Dans son patelin natal où a été érigée une mine, Dassa Zina dit avoir constaté avec regret les effets de l'exploitation minière sur l'environnement et le mode de vie des siens. Pour anticiper sur l'après-or, il a installé une radio qui se donne pour mission de sensibiliser les populations aux bons comportements à avoir et de s'assurer que le fonds minier de développement local versé annuellement à la mairie est utilisé à bon escient.

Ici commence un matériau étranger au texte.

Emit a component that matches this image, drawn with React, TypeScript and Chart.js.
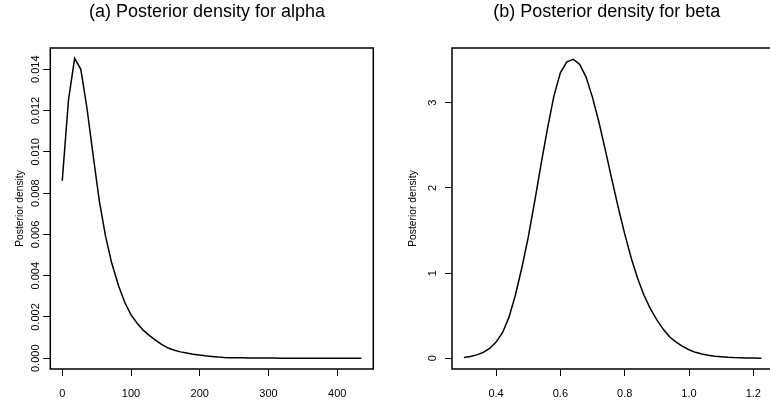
import React, { useEffect, useRef } from "react";
import { Chart, registerables } from "chart.js";

Chart.register(...registerables);

// ---------- data ----------
const alphaX = [0, 9, 18, 27, 36, 45, 54, 63, 72, 82, 91, 100, 109, 118, 127, 136, 145, 154, 163, 172, 181, 190, 199, 208, 217, 227, 236, 245, 254, 263, 272, 281, 290, 299, 308, 317, 326, 335, 344, 353, 362, 372, 381, 390, 399, 408, 417, 426, 435];
const alphaDensity = [0.0086, 0.0125, 0.01453, 0.014, 0.0121, 0.0098, 0.0076, 0.0059, 0.0046, 0.0035, 0.0027, 0.0021, 0.0017, 0.00135, 0.0011, 0.00087, 0.00066, 0.0005, 0.00039, 0.00031, 0.00025, 0.0002, 0.00016, 0.00012, 0.00009, 0.00006, 0.00004, 0.00003, 0.00002, 0.00002, 0.000015, 0.000012, 0.00001, 0.00001, 0.000008, 0.000006, 0.000005, 0.000004, 0.000003, 0.000003, 0.000002, 0.000003, 0.000002, 0.000002, 0.000002, 0.000002, 0.000002, 0.000002, 0.000002];
const alphaXTicks = [0, 100, 200, 300, 400];
const alphaYTicks = [0, 0.002, 0.004, 0.006, 0.008, 0.01, 0.012, 0.014];

const betaX = [0.30, 0.32, 0.34, 0.36, 0.38, 0.40, 0.42, 0.44, 0.46, 0.48, 0.50, 0.52, 0.54, 0.56, 0.58, 0.60, 0.62, 0.64, 0.66, 0.68, 0.70, 0.72, 0.74, 0.76, 0.78, 0.80, 0.82, 0.84, 0.86, 0.88, 0.90, 0.92, 0.94, 0.96, 0.98, 1.00, 1.02, 1.04, 1.06, 1.08, 1.10, 1.12, 1.14, 1.16, 1.18, 1.20, 1.225];
const betaDensity = [0.01, 0.02, 0.04, 0.07, 0.115, 0.19, 0.30, 0.48, 0.74, 1.06, 1.42, 1.84, 2.28, 2.70, 3.08, 3.35, 3.48, 3.51, 3.45, 3.30, 3.06, 2.77, 2.44, 2.10, 1.77, 1.46, 1.18, 0.94, 0.74, 0.58, 0.45, 0.34, 0.25, 0.19, 0.14, 0.10, 0.07, 0.05, 0.035, 0.025, 0.018, 0.012, 0.008, 0.006, 0.004, 0.003, 0.002];
const betaXTicks = [0.4, 0.6, 0.8, 1.0, 1.2];
const betaYTicks = [0, 1, 2, 3];

const titleA = "(a) Posterior density for alpha";
const titleB = "(b) Posterior density for beta";
const yTitle = "Posterior density";

const FONT = "'Liberation Sans', Arial, Helvetica, sans-serif";

const framePlugin = {
  id: "frame",
  afterDraw(chart: any, _args: any, opts: any) {
    const { ctx, chartArea: a } = chart;
    ctx.save();
    ctx.strokeStyle = "#000";
    ctx.lineWidth = 1.5;
    ctx.strokeRect(a.left, a.top, a.right - a.left, a.bottom - a.top);
    ctx.fillStyle = "#000";
    ctx.font = `18px ${FONT}`;
    ctx.textAlign = "center";
    ctx.textBaseline = "alphabetic";
    ctx.fillText(opts.title, opts.titleX, opts.titleY);
    ctx.restore();
  },
};

type PanelCfg = {
  xs: number[];
  ys: number[];
  xTicks: number[];
  yTicks: number[];
  xMin: number;
  xMax: number;
  yMin: number;
  yMax: number;
  yFmt: (v: number) => string;
  xFmt: (v: number) => string;
  canvasLeft: number;
  canvasWidth: number;
  areaLeft: number;
  areaRight: number;
  title: string;
  titleX: number;
  yTitlePad: number;
  yTickPad: number;
};

function Panel({ cfg }: { cfg: PanelCfg }) {
  const ref = useRef<HTMLCanvasElement | null>(null);
  useEffect(() => {
    if (!ref.current) return;
    const H = 402;
    const top = 48;
    const bottom = 369;
    const chart = new Chart(ref.current, {
      type: "line",
      data: {
        datasets: [
          {
            data: cfg.xs.map((x, i) => ({ x, y: cfg.ys[i] })),
            borderColor: "#000",
            borderWidth: 1.5,
            pointRadius: 0,
            tension: 0,
            fill: false,
          },
        ],
      },
      plugins: [framePlugin],
      options: {
        animation: false,
        responsive: false,
        devicePixelRatio: 1,
        layout: {
          padding: { top, left: 0, right: cfg.canvasWidth - cfg.areaRight, bottom: 0 },
        },
        plugins: {
          legend: { display: false },
          tooltip: { enabled: false },
          frame: { title: cfg.title, titleX: cfg.titleX, titleY: 17 },
        } as any,
        scales: {
          x: {
            type: "linear",
            min: cfg.xMin,
            max: cfg.xMax,
            afterBuildTicks: (s: any) => {
              s.ticks = cfg.xTicks.map((v) => ({ value: v }));
            },
            afterFit: (s: any) => {
              s.height = H - bottom;
            },
            border: { display: false },
            grid: { drawOnChartArea: false, drawTicks: true, tickLength: 7, color: "#000", tickColor: "#000", lineWidth: 1 },
            ticks: {
              color: "#000",
              font: { family: FONT, size: 11 },
              padding: 11,
              maxRotation: 0,
              autoSkip: false,
              callback: (v: any) => cfg.xFmt(Number(v)),
            },
          },
          y: {
            type: "linear",
            min: cfg.yMin,
            max: cfg.yMax,
            afterBuildTicks: (s: any) => {
              s.ticks = cfg.yTicks.map((v) => ({ value: v }));
            },
            afterFit: (s: any) => {
              s.width = cfg.areaLeft;
            },
            border: { display: false },
            grid: { drawOnChartArea: false, drawTicks: true, tickLength: 7, color: "#000", tickColor: "#000", lineWidth: 1 },
            title: {
              display: true,
              text: yTitle,
              color: "#000",
              font: { family: FONT, size: 10.3 },
              padding: { top: cfg.yTitlePad, bottom: 0 },
            },
            ticks: {
              color: "#000",
              font: { family: FONT, size: 11 },
              padding: cfg.yTickPad,
              minRotation: 90,
              maxRotation: 90,
              crossAlign: "center",
              autoSkip: false,
              callback: (v: any) => cfg.yFmt(Number(v)),
            },
          },
        },
      } as any,
    });
    return () => chart.destroy();
  }, [cfg]);
  return (
    <canvas
      ref={ref}
      width={cfg.canvasWidth}
      height={402}
      style={{ position: "absolute", left: cfg.canvasLeft, top: 0, width: cfg.canvasWidth, height: 402 }}
    />
  );
}

const cfgA: PanelCfg = {
  xs: alphaX,
  ys: alphaDensity,
  xTicks: alphaXTicks,
  yTicks: alphaYTicks,
  xMin: -17.4,
  xMax: 452.4,
  yMin: -0.00052,
  yMax: 0.01503,
  yFmt: (v) => v.toFixed(3),
  xFmt: (v) => String(v),
  canvasLeft: 0,
  canvasWidth: 385,
  areaLeft: 50.3,
  areaRight: 373.3,
  title: titleA,
  titleX: 207,
  yTitlePad: 14,
  yTickPad: -6.5,
};

const cfgB: PanelCfg = {
  xs: betaX,
  ys: betaDensity,
  xTicks: betaXTicks,
  yTicks: betaYTicks,
  xMin: 0.263,
  xMax: 1.263,
  yMin: -0.1256,
  yMax: 3.642,
  yFmt: (v) => String(v),
  xFmt: (v) => v.toFixed(1),
  canvasLeft: 385,
  canvasWidth: 392,
  areaLeft: 67,
  areaRight: 388.6,
  title: titleB,
  titleX: 221.7,
  yTitlePad: 21.5,
  yTickPad: 9.1,
};

export default function App() {
  return (
    <div
      style={{
        position: "fixed",
        left: 0,
        top: 0,
        width: 770,
        height: 402,
        overflow: "hidden",
        background: "#fff",
      }}
    >
      <Panel cfg={cfgA} />
      <Panel cfg={cfgB} />
    </div>
  );
}
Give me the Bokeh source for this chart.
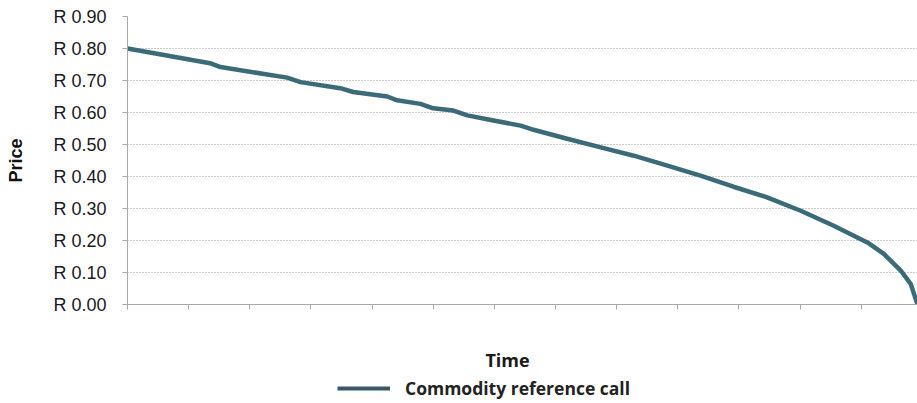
from bokeh.plotting import figure
from bokeh.layouts import column
from bokeh.models import Range1d, FixedTicker, Legend, LegendItem, ColumnDataSource, Label
from bokeh.embed import file_html
from bokeh.resources import INLINE

# ---- data (time in axis-tick units, price in Rand) ----
time = [0.0, 1.35, 1.52, 2.61, 2.83, 3.48, 3.69, 4.25, 4.41, 4.79, 5.00, 5.33,
        5.56, 5.88, 6.43, 6.64, 7.19, 7.74, 8.28, 8.83, 9.37, 9.91, 10.46,
        11.01, 11.55, 12.10, 12.37, 12.65, 12.81, 12.92]
price = [0.800, 0.754, 0.742, 0.709, 0.695, 0.676, 0.664, 0.650, 0.638, 0.627,
         0.613, 0.606, 0.591, 0.579, 0.559, 0.546, 0.518, 0.491, 0.465, 0.434,
         0.403, 0.368, 0.335, 0.293, 0.246, 0.194, 0.158, 0.105, 0.064, 0.0]
y_ticks = [0.0, 0.1, 0.2, 0.3, 0.4, 0.5, 0.6, 0.7, 0.8, 0.9]
y_tick_labels = ["R 0.00", "R 0.10", "R 0.20", "R 0.30", "R 0.40",
                 "R 0.50", "R 0.60", "R 0.70", "R 0.80", "R 0.90"]
x_ticks = list(range(13))
series_name = "Commodity reference call"
x_title = "Time"
y_title = "Price"

CURVE = "#3b6b79"
LEGEND_LINE = "#3a5669"
AXIS = "#a8a8a8"

W = 917
LEFT = 127
H_TOP = 324
H_BOT = 403 - H_TOP

p = figure(width=W, height=H_TOP, output_backend="svg", toolbar_location=None,
           x_range=Range1d(0, 12.92), y_range=Range1d(0, 0.9),
           min_border_left=LEFT, min_border_right=0, min_border_top=16,
           min_border_bottom=20)
p.outline_line_color = None
p.background_fill_color = "white"
p.border_fill_color = "white"

src = ColumnDataSource(dict(t=time, v=price))
p.line("t", "v", source=src, line_color=CURVE, line_width=4.5, line_join="round")

# y axis
ya = p.yaxis[0]
ya.ticker = FixedTicker(ticks=y_ticks)
ya.major_label_overrides = {t: l for t, l in zip(y_ticks, y_tick_labels)}
ya.minor_tick_line_color = None
ya.major_tick_in = 0
ya.major_tick_out = 5
ya.axis_line_color = AXIS
ya.major_tick_line_color = AXIS
ya.major_label_text_font = "Liberation Sans"
ya.major_label_text_font_size = "18px"
ya.major_label_text_color = "#1a1a1a"
ya.major_label_standoff = 16
ya.axis_label = y_title
ya.axis_label_text_font = "Liberation Sans"
ya.axis_label_text_font_style = "bold"
ya.axis_label_text_font_size = "18px"
ya.axis_label_text_color = "#111111"
ya.axis_label_standoff = 24

# x axis (tick labels are blank in the original)
xa = p.xaxis[0]
xa.ticker = FixedTicker(ticks=x_ticks)
xa.major_label_overrides = {t: "" for t in x_ticks}
xa.major_label_text_font_size = "1px"
xa.major_label_standoff = 0
xa.minor_tick_line_color = None
xa.major_tick_in = 0
xa.major_tick_out = 5
xa.axis_line_color = AXIS
xa.major_tick_line_color = AXIS

# grid
p.xgrid.grid_line_color = None
p.ygrid.ticker = FixedTicker(ticks=y_ticks[1:-1])
p.ygrid.grid_line_color = "#9a9a9a"
p.ygrid.grid_line_dash = "1 2"
p.ygrid.grid_line_width = 1

# ---- bottom strip: axis title + legend (frame aligned with the chart's frame) ----
p2 = figure(width=W, height=H_BOT, output_backend="svg", toolbar_location=None,
            x_range=Range1d(LEFT, W), y_range=Range1d(0, H_BOT),
            x_axis_location=None, y_axis_location=None,
            min_border_left=LEFT, min_border_right=0, min_border_top=0, min_border_bottom=0)
p2.outline_line_color = None
p2.xgrid.grid_line_color = None
p2.ygrid.grid_line_color = None
p2.background_fill_color = "white"
p2.border_fill_color = "white"

p2.add_layout(Label(x=507, y=403 - 359.5, text=x_title,
                    text_font="Open Sans", text_font_style="bold", text_font_size="18px",
                    text_color="#1a1a1a", text_align="center", text_baseline="middle"))

# legend swatch: the series drawn on an off-screen range so only its legend entry shows
p2.extra_x_ranges = {"off": Range1d(1000, 1001)}
swatch = p2.line("t", "v", source=src, x_range_name="off",
                 line_color=LEGEND_LINE, line_width=4)
legend = Legend(items=[LegendItem(label=series_name, renderers=[swatch])],
                location=(337 - LEFT, 3), orientation="horizontal",
                padding=0, margin=0, spacing=0, border_line_color=None,
                background_fill_alpha=0, glyph_width=53, glyph_height=20,
                label_height=20, label_standoff=15,
                label_text_font="Open Sans", label_text_font_style="bold",
                label_text_font_size="17.5px", label_text_color="#222222")
p2.add_layout(legend)

layout = column(p, p2, spacing=0)
open("out.html", "w").write(file_html(layout, INLINE))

Preuve une fois de plus qu'il reste attaché à ses racines, l'homme d'affaires entend répondre favorablement à l'appel des plus hautes autorités burkinabè qui ont invité les hommes d'affaires à investir dans l'agriculture. Il a en projet l'acquisition d'une vaste superficie au pays, « au minimum 100 hectares », précise-t-il, pour se lancer dans l'agriculture ainsi que dans la transformation des produits agricoles.
Pour lui, c'est maintenant que le Burkina de demain doit se construire. « Je suis convaincu qu'avec tout ce que la Transition est en train de faire, la victoire est proche. Il y a des opportunités, il faut prévoir, il faut se dire que ça prendra fin un jour », avance-t-il. Il peut à ce propos compter sur les conseils avisés de la représentation de la chambre de commerce du Burkina Faso au Ghana dirigée par Sherif Ouédraogo.
En plus d'avoir le sens des affaires, Mister Zina, n'hésite pas à mettre la main à la poche quand il s'agit de son pays.
Peu de gens le savent, mais le panneau d'indication fixé devant l'ambassade du Burkina à Accra est le fruit de sa générosité. Et on ne compte plus ses nombreuses actions au profit de la communauté. A son actif également, la réfection et l'équipement de la salle d'attente de la représentation diplomatique à Asylum Down. «A un moment donné, il a mis son conseil juridique au service de l'ambassade pour défendre l'enclave diplomatique quand elle avait un contentieux en justice par rapport au terrain de l'ambassade et à la résidence et on est sorti victorieux .
Lorsque je suis arrivé en juillet dernier, j'ai lancé un processus pour renouveler la carte consulaire qui est dépassée. Il est déjà au-devant pour soutenir le projet. Comme c'est un imprimeur, la majeure partie des imprimés, c'est lui qui le fait également», égrène en plus l'ambassadeur du Burkina près le Ghana, le Togo et le Bénin, le colonel-major David Kabré. «Dassa Zina se tient toujours aux côtés de l'ambassade pour tous les besoins. C'est un patriote très engagé», résume le plénipotentiaire. «Pour moi, l'ambassade, c'est le pays. Donc, dès que j'arrive là-bas et si je vois qu'il y a quelque chose que je peux faire, je le fais », justifie le bienfaiteur.
Elevé au rang de chevalier de l'Ordre du Mérite burkinabè en 2017, Dassa Zina a de nouveau vu ses efforts reconnus par la Nation tout entière. A l'occasion de la célébration du 63e anniversaire de l'accession du Burkina à l'indépendance, il a reçu un «galon» de plus. Il a en effet été élevé au rang de chevalier de l'Ordre de l'Etalon, l'ordre le plus élevé dans les distinctions honorifiques burkinabè. Ce n'est qu'un juste retour de l'ascenseur, justifie le colonel-major David Kabré qui espère que son exemple va inspirer d'autres Burkinabè de la diaspora à ne pas oublier la mère patrie qui plus que jamais a besoin du concours de tous ses filles et fils.